I produttori stessi, quando tentati dalla prospettiva di conseguire risultati numerici, avrebbero o avrebbero dovuto porsi tante domande. E avrebbero dovuto opporre a molte innovazioni qualche resistenza, se necessario. Domande che spesso non si sono posti, purtroppo, di fronte al “prezzo” che ogni (apparente) miglioria comporta. “Cosa ci guadagno a far così? tempo? semplificazione? altro?”, e “Cosa ci perdo? gusto? autenticità? benessere animale? impatto ambientale?”). Domande che spesso i produttori non si fanno e non si sono fatti, o che magari hanno rivolto alle persone sbagliate (tecnici aggregati al pensiero globalizzante).

In questo senso, la dice lunga ciò che lo stesso vicepresidente del Ctcb (Consorzio di Tutela Casera e Bitto Dop), Andrea Pedranzini, affermò appena quattro mesi or sono, nell’intervista (qui di seguito, in video) rilasciata all’emittente televisiva svizzera Rsi – che decise di accendere un faro sulle diversità tra Storico Ribelle (sino al 2016 Bitto Storico) e Bitto Dop – ammettendo (testuali parole) che nel sistema della Dop “purtroppo ci sono dei furbi che esagerano con l’integrazione di mangime” e che “ci sono delle persone (casari) che non sono capaci di utilizzare i fermenti (selezionati, non autoctoni)”. Su questo fronte, a buon intenditor poche parole, e buona visione del video che qui riroduciamo.

Di sicuro le differenze dichiarate fanno capire che le produzioni maggiormente qualitative, che fanno dell’autenticità, del legame col territorio (che giammai si fa coi mangimi ma con l’erba, fresca o essiccata che sia), della tradizione, e del rispetto ambientale la propria bandiera, possono anche fare a meno di pubblicizzare il loro lavoro in maniera palese, essendo la qualità reale dei loro prodotti e l’estremo rigore con cui vengono selezionati e stagionati i migliori ambasciatori che potrebbero esistere.

Da una parte c’è quindi chi fonda il proprio presente – e il futuro dei propri figli – sulle scelte di sempre (tipicità, benessere animale, tutela ambientale reali, rigore produttivo), affidandosi all’efficacissimo passaparola di chi – bottegaio o consumatore che sia, sapendo ciò che c’è da sapere – divulga le proprie conoscenze; dall’altra parte si evidenzia una realtà che per riconquistare fette di mercato perdute si affida ad una narrazione pubblicitaria che oltre a dispensare suggestioni ha bisogno di accedere ai lauti finanziamenti pubblici di cui i consorzi dispongono, facendo parte di un sistema che accede ad essi con estrema facilità.

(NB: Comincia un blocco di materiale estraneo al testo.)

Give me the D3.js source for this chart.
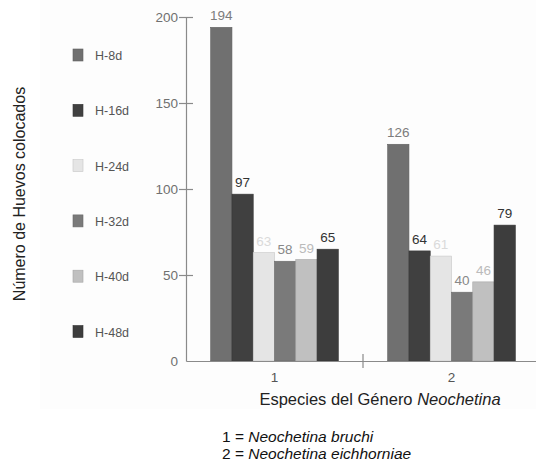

Che peso avrà negli anni la modernizzazione figlia dei mangimi?
Interessante sarà, per dotarsi di una chiave interpretativa ulteriore, andare a studiare l’incidenza che l’antropizzazione ha comportato sulla cosiddetta “zona critica” delle Alpi (quanto compreso tra l’apice vegetativo della pianta e dell’erba e il fondo della falda acquifera: ne parliamo proprio oggi in un altro articolo che documenta una recentissima ricerca dell’Università di Pisa), laddove è supponibile che la presenza di un sistema che utilizzi mangimi abbia un maggior impatto su di essa (trattammo la questione in qualche modo tre settimane fa criticando il Comune di Gerola Alta per aver affidato il pascolo comunale di Trona Soliva senza porre vincoli ecologici nella conduzione del medesimo). Le scelte di oggi ricadranno sulle future generazioni. Non dimentichiamocelo mai.